The trial of Catherine Snow, Tobias Mandeville and Arthur Springer opened in the dead of a St. John’s winter on January 10, 1834. Despite the men’s confessions, all three pleaded not guilty. Snow and Mandeville were represented by George Henry Emerson, while Springer’s lawyer was Bryan Robinson. The attorney-general told the all-male jury, “I can’t prove which one fired the shot, but both were present for the murder. As to Catherine Snow, there is no direct or positive evidence of her guilt. But I have a chain of circumstantial evidence to prove her guilt.”

The trial was one of the most eventful in Newfoundland history.
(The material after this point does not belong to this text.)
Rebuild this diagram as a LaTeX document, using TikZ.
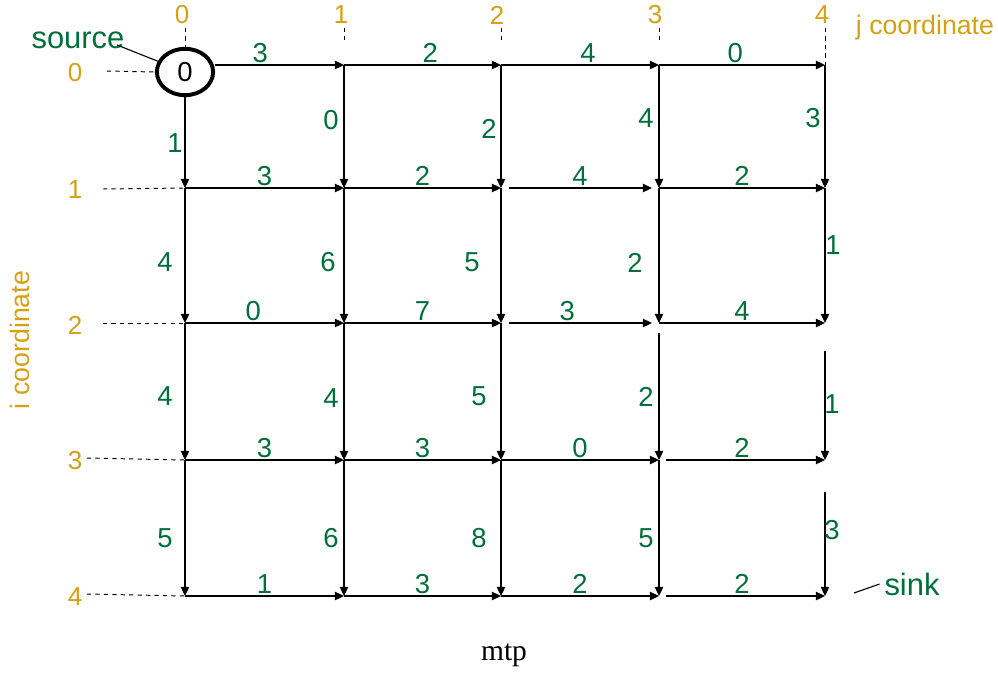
\documentclass[tikz,border=0pt]{standalone}
\usepackage{fontspec}
\setmainfont{Liberation Sans}
\newfontfamily\capfont{Liberation Serif}
\usetikzlibrary{arrows.meta,shapes.geometric}

\definecolor{wgreen}{RGB}{0,110,58}
\definecolor{cgold}{RGB}{212,160,20}

\begin{document}
\begin{tikzpicture}[
  x=0.025cm, y=-0.025cm,
  >={Triangle[length=6.5pt, width=6pt]},
  arr/.style={->, line width=0.9pt},
  wt/.style={text=wgreen, font=\fontsize{19.5}{22}\selectfont, inner sep=1pt},
  idx/.style={text=cgold, font=\fontsize{18.5}{21}\selectfont, inner sep=1pt},
  axis/.style={text=cgold, font=\fontsize{19}{22}\selectfont},
  tag/.style={text=wgreen, font=\fontsize{22}{26}\selectfont},
  guide/.style={dashed, line width=0.7pt},
]
\useasboundingbox (0,0) rectangle (998,672);

% grid points
\coordinate (v00) at (185,65);  \coordinate (v01) at (344,65);  \coordinate (v02) at (501,65);  \coordinate (v03) at (659,65);  \coordinate (v04) at (825,65);
\coordinate (v10) at (185,188); \coordinate (v11) at (344,188); \coordinate (v12) at (501,188); \coordinate (v13) at (659,188); \coordinate (v14) at (825,188);
\coordinate (v20) at (185,323); \coordinate (v21) at (344,323); \coordinate (v22) at (501,323); \coordinate (v23) at (659,323); \coordinate (v24) at (825,323);
\coordinate (v30) at (185,460); \coordinate (v31) at (344,460); \coordinate (v32) at (501,460); \coordinate (v33) at (659,460); \coordinate (v34) at (825,460);
\coordinate (v40) at (185,596); \coordinate (v41) at (344,596); \coordinate (v42) at (501,596); \coordinate (v43) at (659,596); \coordinate (v44) at (825,596);

% source and sink
\node[draw, ellipse, line width=2.8pt, minimum width=40pt, minimum height=33pt,
      inner sep=0pt, font=\fontsize{19.5}{22}\selectfont] (src) at (185,72) {0};
\node[tag] (srclbl) at (78,40) {source};
\draw[line width=0.8pt] (117,45) -- (src);
\node[tag] (snklbl) at (912,584) {sink};
\coordinate (snkend) at (854,593);
\draw[line width=0.8pt] (snkend) -- (snklbl.west);

% j coordinate
\node[axis] (jax) at (925,28) {j coordinate};
\node[idx] (j0) at (182,15) {0};
\node[idx] (j1) at (341,15) {1};
\node[idx] (j2) at (497,15) {2};
\node[idx] (j3) at (655,15) {3};
\node[idx] (j4) at (822,15) {4};
\coordinate (j0e) at (185,47); \coordinate (j1e) at (344,40);
\coordinate (j2e) at (501,40); \coordinate (j3e) at (659,40);
\draw[guide] (185,28) -- (j0e);
\draw[guide] (344,28) -- (j1e);
\draw[guide] (501,28) -- (j2e);
\draw[guide] (659,28) -- (j3e);
\draw[guide] (825,28) -- (v04);

% i coordinate
\node[axis, rotate=90] (iax) at (20,340) {i coordinate};
\node[idx] (i0) at (75,73) {0};
\node[idx] (i1) at (75,190) {1};
\node[idx] (i2) at (75,325) {2};
\node[idx] (i3) at (75,461) {3};
\node[idx] (i4) at (75,597) {4};
\draw[guide] (107,71) -- (src.west);
\draw[guide] (103,189) -- (v10);
\draw[guide] (103,323) -- (v20);
\draw[guide] (87,458) -- (v30);
\draw[guide] (87,594) -- (v40);

% row 0
\draw[arr] (src.east |- v01) -- node[above, wt, pos=0.35] {3} (v01);
\draw[arr] (v01) -- node[above, wt, pos=0.55] {2} (v02);
\draw[arr] (v02) -- node[above, wt, pos=0.55] {4} (v03);
\draw[arr] (v03) -- node[above, wt, pos=0.46] {0} (v04);
% row 1
\draw[arr] (v10) -- node[above, wt] {3} (v11);
\draw[arr] (v11) -- node[above, wt] {2} (v12);
\draw[arr, shorten <=6pt, shorten >=5pt] (v12) -- node[above, wt] {4} (v13);
\draw[arr] (v13) -- node[above, wt] {2} (v14);
% row 2
\draw[arr] (v20) -- node[above, wt, pos=0.43] {0} (v21);
\draw[arr] (v21) -- node[above, wt] {7} (v22);
\draw[arr, shorten <=6pt, shorten >=5pt] (v22) -- node[above, wt, pos=0.42] {3} (v23);
\draw[arr] (v23) -- node[above, wt] {4} (v24);
% row 3
\draw[arr] (v30) -- node[above, wt] {3} (v31);
\draw[arr] (v31) -- node[above, wt] {3} (v32);
\draw[arr] (v32) -- node[above, wt] {0} (v33);
\draw[arr, shorten <=5pt] (v33) -- node[above, wt] {2} (v34);
% row 4
\draw[arr] (v40) -- node[above, wt] {1} (v41);
\draw[arr] (v41) -- node[above, wt] {3} (v42);
\draw[arr] (v42) -- node[above, wt] {2} (v43);
\draw[arr, shorten <=5pt] (v43) -- node[above, wt] {2} (v44);

% columns, rows 0-1
\draw[arr] (src.south) -- node[wt, shift={(-10,0)}] {1} (v10);
\draw[arr] (v01) -- node[wt, shift={(-13,-6)}] {0} (v11);
\draw[arr] (v02) -- node[wt, shift={(-12,2)}] {2} (v12);
\draw[arr] (v03) -- node[wt, shift={(-13,-8)}] {4} (v13);
\draw[arr] (v04) -- node[wt, shift={(-12,-8)}] {3} (v14);
% rows 1-2
\draw[arr] (v10) -- node[wt, shift={(-20,7)}] {4} (v20);
\draw[arr] (v11) -- node[wt, shift={(-16,7)}] {6} (v21);
\draw[arr] (v12) -- node[wt, shift={(-29,7)}] {5} (v22);
\draw[arr] (v13) -- node[wt, shift={(-24,7)}] {2} (v23);
\draw[arr] (v14) -- node[wt, shift={(8,-10)}] {1} (v24);
% rows 2-3
\draw[arr] (v20) -- node[wt, shift={(-20,5)}] {4} (v30);
\draw[arr] (v21) -- node[wt, shift={(-13,7)}] {4} (v31);
\draw[arr] (v22) -- node[wt, shift={(-22,5)}] {5} (v32);
\draw[arr, shorten <=7pt] (v23) -- node[wt, shift={(-13,5)}] {2} (v33);
\draw[arr, shorten <=20pt] (v24) -- node[wt, shift={(7,13)}] {1} (v34);
% rows 3-4
\draw[arr] (v30) -- node[wt, shift={(-20,10)}] {5} (v40);
\draw[arr] (v31) -- node[wt, shift={(-13,10)}] {6} (v41);
\draw[arr] (v32) -- node[wt, shift={(-22,10)}] {8} (v42);
\draw[arr] (v33) -- node[wt, shift={(-13,10)}] {5} (v43);
\draw[arr, shorten <=23pt] (v34) -- node[wt, shift={(7,2)}] {3} (v44);

\node[font=\capfont\fontsize{21}{24}\selectfont] (cap) at (504,655) {mtp};
\end{tikzpicture}
\end{document}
It lasted twelve hours, during which it was claimed that Snow supplied Springer and Mandeville with her husband’s shotgun. The men’s testimony, from their confessions, against her was recanted. Then Emerson announced that Snow was pregnant, and she professed that she was entirely innocent of the crime with which she was charged. Not one to put up with any nonsense, Judge Boulton appointed a jury of matrons to confirm the pregnancy. Snow was indeed expecting her eighth child.

The jury returned their verdict in a mere thirty minutes: all three were guilty. There was no question of appeal in those days. The only sentence for their crime was death.

On January 31, 1834, Arthur Springer and Tobias Mandeville were hanged. It was a rare double hanging that drew many spectators from all around the city and beyond. The Public Ledger wrote of their deaths in great detail: “Mandeville made his exit from this world but with very little struggling and passed into eternity. His miserable companion endured a strike with human nature of nearly three minutes before animal life became extinct, and after hanging for the space of half an hour, both bodies were taken down and committed to their coffins. It is intended that they be gibbeted again at Spectacle Hill in the neighbourhood of the place where the murder was committed as a salutary warning of the awful consequences of crime.”

Many in Newfoundland, especially St. John’s, were determined that Snow not meet the same fate. Bishop Michael Fleming, the colourful Catholic leader with a habit of turning every issue into a sectarian one, made Snow a cause célèbre. Under his leadership, the Catholic clergy circulated a petition that claimed too many Catholics were being hanged, and that Judge Boulton was particularly prejudiced against them. Governor Cochrane ignored the petition, but allowed Snow’s hanging to be delayed until her baby was born.

Meanwhile, Snow languished in jail. She was visited regularly by Father Waldron, who prayed with her, heard her Confession and gave her Holy Communion.

In the early summer of 1834, in the first years of Representative Government, she gave birth to her last child. Then a platform was erected from a second-storey window of a building just east of the present courthouse on Duckworth Street. (The building was later destroyed in one of many fires to strike the city.)

On July 21, crowds gathered on Duckworth Street, waiting with bated breath for the hanging. Some hoped it would not go ahead. Inside Snow’s cell, Bishop Fleming celebrated Mass and, more than likely, he and Waldron administered the Last Rites to the doomed woman. She was dressed in her burial clothes, and reportedly screamed and became delirious when she saw herself in the mirror.

Afterwards, she composed herself and walked out on the platform. Her last words were, “I was a wretched woman, but I am as innocent of any participation in the crime of murder as an unborn child.” The platform was hauled in, Snow’s body dropped into the summer air, and she met her death. According to the Public Ledger, “The unhappy woman, after a few brief struggles, passed into another world.”

Snow was about forty years old and left eight orphaned children back in Port de Grave. Her body was interred in consecrated ground in the Catholic cemetery at the bottom of Long’s Hill, St. John’s. The extension of such a gesture to an executed criminal was highly unusual.

It was said that for the next fifty years Snow haunted the courthouse in St. John’s. A rock in Port de Grave near where John Snow was shot remained red for many decades.

Snow was the last woman hanged in Newfoundland, and the second-last person subjected to a public hanging—although those convicted of capital crimes were executed in private until the 1940s.